(Records with drawing code)
────────────────

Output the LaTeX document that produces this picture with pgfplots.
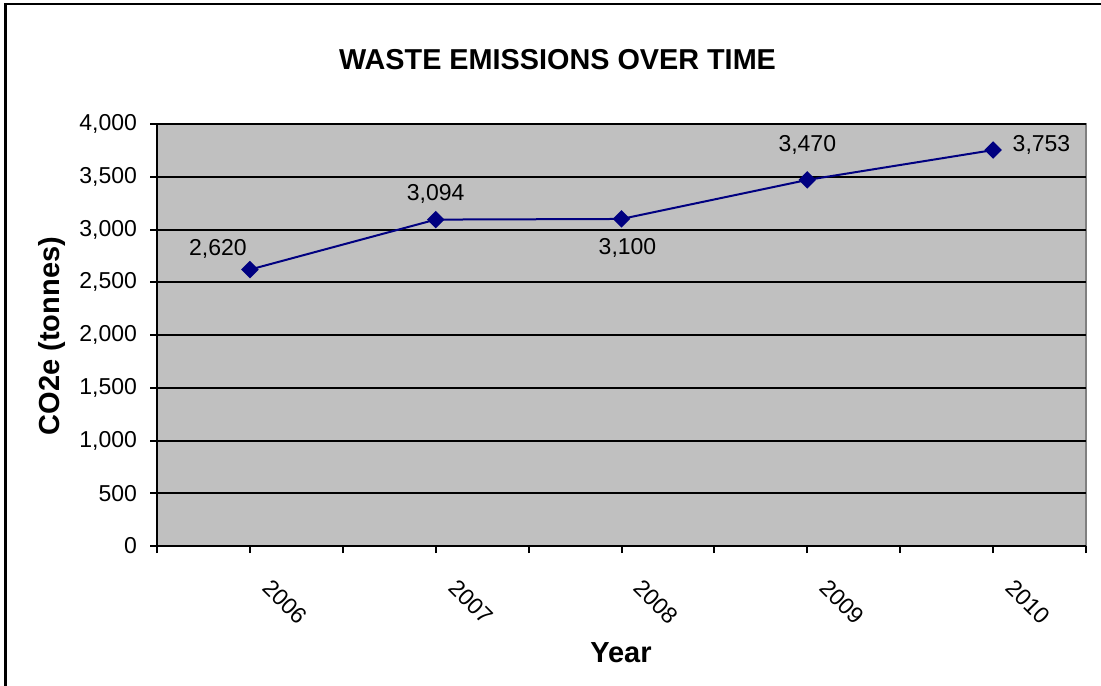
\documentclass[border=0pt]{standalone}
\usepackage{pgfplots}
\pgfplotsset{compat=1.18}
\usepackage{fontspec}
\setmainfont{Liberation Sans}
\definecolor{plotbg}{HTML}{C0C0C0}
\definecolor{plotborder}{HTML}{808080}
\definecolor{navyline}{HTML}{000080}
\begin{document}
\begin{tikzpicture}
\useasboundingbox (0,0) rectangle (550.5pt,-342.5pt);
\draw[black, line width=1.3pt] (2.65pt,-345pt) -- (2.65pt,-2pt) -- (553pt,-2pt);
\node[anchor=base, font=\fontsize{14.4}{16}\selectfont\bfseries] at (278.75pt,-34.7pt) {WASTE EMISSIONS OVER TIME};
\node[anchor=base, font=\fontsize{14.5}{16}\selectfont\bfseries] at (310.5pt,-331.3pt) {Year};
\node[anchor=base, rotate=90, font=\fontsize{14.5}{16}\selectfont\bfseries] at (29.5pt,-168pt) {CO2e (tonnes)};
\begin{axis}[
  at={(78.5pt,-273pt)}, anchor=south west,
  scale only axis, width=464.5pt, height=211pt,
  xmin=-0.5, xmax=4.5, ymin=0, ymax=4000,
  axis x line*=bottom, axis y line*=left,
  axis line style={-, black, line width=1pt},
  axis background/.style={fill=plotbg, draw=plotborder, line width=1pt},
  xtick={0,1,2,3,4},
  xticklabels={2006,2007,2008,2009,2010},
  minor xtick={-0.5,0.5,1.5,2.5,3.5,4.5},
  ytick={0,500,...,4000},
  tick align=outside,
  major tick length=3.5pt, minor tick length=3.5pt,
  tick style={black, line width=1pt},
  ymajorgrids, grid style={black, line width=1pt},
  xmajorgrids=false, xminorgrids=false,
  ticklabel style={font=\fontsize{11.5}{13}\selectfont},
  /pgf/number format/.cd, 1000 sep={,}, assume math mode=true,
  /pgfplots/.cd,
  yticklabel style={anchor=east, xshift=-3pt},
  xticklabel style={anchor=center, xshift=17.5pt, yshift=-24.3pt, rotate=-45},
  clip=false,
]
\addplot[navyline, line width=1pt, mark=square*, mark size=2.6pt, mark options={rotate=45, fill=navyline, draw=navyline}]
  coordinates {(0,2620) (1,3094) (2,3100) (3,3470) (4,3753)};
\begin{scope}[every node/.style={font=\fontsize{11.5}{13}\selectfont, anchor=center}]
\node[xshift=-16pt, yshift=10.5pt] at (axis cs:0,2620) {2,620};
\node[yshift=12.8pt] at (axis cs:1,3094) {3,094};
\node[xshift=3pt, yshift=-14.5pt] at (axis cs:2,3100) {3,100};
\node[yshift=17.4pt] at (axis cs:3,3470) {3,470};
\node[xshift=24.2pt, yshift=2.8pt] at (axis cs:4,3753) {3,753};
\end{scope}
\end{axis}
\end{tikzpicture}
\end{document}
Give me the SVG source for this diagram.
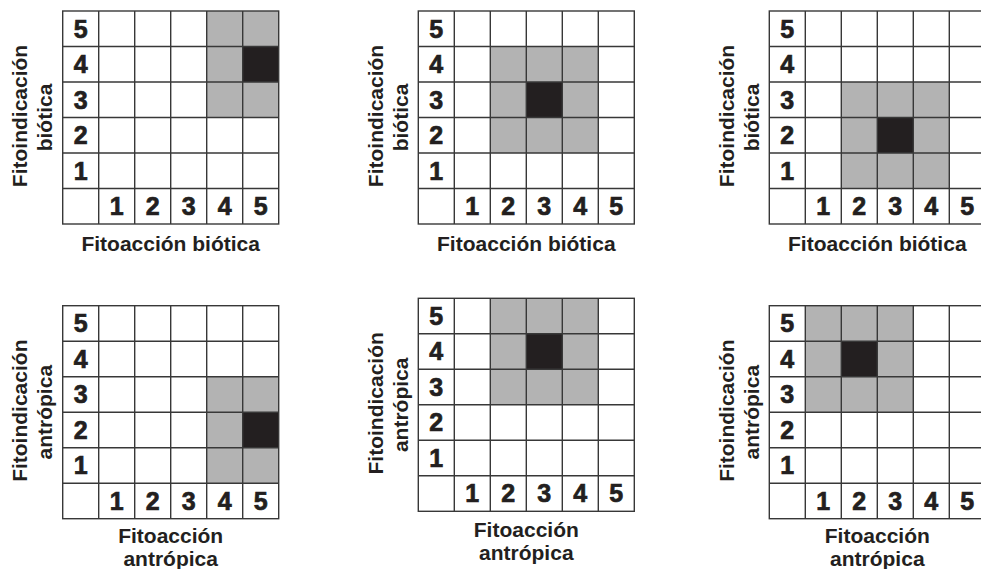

────────────────

• **PROBLEM DETAILS**:
Output every entry exactly as given; pictures are not part of the copy.

• **SOLUTION FOR THIS PROBLEM**:
Output the LaTeX document that produces this picture with pgfplots.
\documentclass[border=0pt]{standalone}
\usepackage{pgfplots}
\pgfplotsset{compat=1.18}
\usepackage{fontspec}
\setmainfont{Liberation Sans}
\definecolor{plotbg}{HTML}{C0C0C0}
\definecolor{plotborder}{HTML}{808080}
\definecolor{navyline}{HTML}{000080}
\begin{document}
\begin{tikzpicture}
\useasboundingbox (0,0) rectangle (550.5pt,-342.5pt);
\draw[black, line width=1.3pt] (2.65pt,-345pt) -- (2.65pt,-2pt) -- (553pt,-2pt);
\node[anchor=base, font=\fontsize{14.4}{16}\selectfont\bfseries] at (278.75pt,-34.7pt) {WASTE EMISSIONS OVER TIME};
\node[anchor=base, font=\fontsize{14.5}{16}\selectfont\bfseries] at (310.5pt,-331.3pt) {Year};
\node[anchor=base, rotate=90, font=\fontsize{14.5}{16}\selectfont\bfseries] at (29.5pt,-168pt) {CO2e (tonnes)};
\begin{axis}[
  at={(78.5pt,-273pt)}, anchor=south west,
  scale only axis, width=464.5pt, height=211pt,
  xmin=-0.5, xmax=4.5, ymin=0, ymax=4000,
  axis x line*=bottom, axis y line*=left,
  axis line style={-, black, line width=1pt},
  axis background/.style={fill=plotbg, draw=plotborder, line width=1pt},
  xtick={0,1,2,3,4},
  xticklabels={2006,2007,2008,2009,2010},
  minor xtick={-0.5,0.5,1.5,2.5,3.5,4.5},
  ytick={0,500,...,4000},
  tick align=outside,
  major tick length=3.5pt, minor tick length=3.5pt,
  tick style={black, line width=1pt},
  ymajorgrids, grid style={black, line width=1pt},
  xmajorgrids=false, xminorgrids=false,
  ticklabel style={font=\fontsize{11.5}{13}\selectfont},
  /pgf/number format/.cd, 1000 sep={,}, assume math mode=true,
  /pgfplots/.cd,
  yticklabel style={anchor=east, xshift=-3pt},
  xticklabel style={anchor=center, xshift=17.5pt, yshift=-24.3pt, rotate=-45},
  clip=false,
]
\addplot[navyline, line width=1pt, mark=square*, mark size=2.6pt, mark options={rotate=45, fill=navyline, draw=navyline}]
  coordinates {(0,2620) (1,3094) (2,3100) (3,3470) (4,3753)};
\begin{scope}[every node/.style={font=\fontsize{11.5}{13}\selectfont, anchor=center}]
\node[xshift=-16pt, yshift=10.5pt] at (axis cs:0,2620) {2,620};
\node[yshift=12.8pt] at (axis cs:1,3094) {3,094};
\node[xshift=3pt, yshift=-14.5pt] at (axis cs:2,3100) {3,100};
\node[yshift=17.4pt] at (axis cs:3,3470) {3,470};
\node[xshift=24.2pt, yshift=2.8pt] at (axis cs:4,3753) {3,753};
\end{scope}
\end{axis}
\end{tikzpicture}
\end{document}
Give me the SVG source for this diagram.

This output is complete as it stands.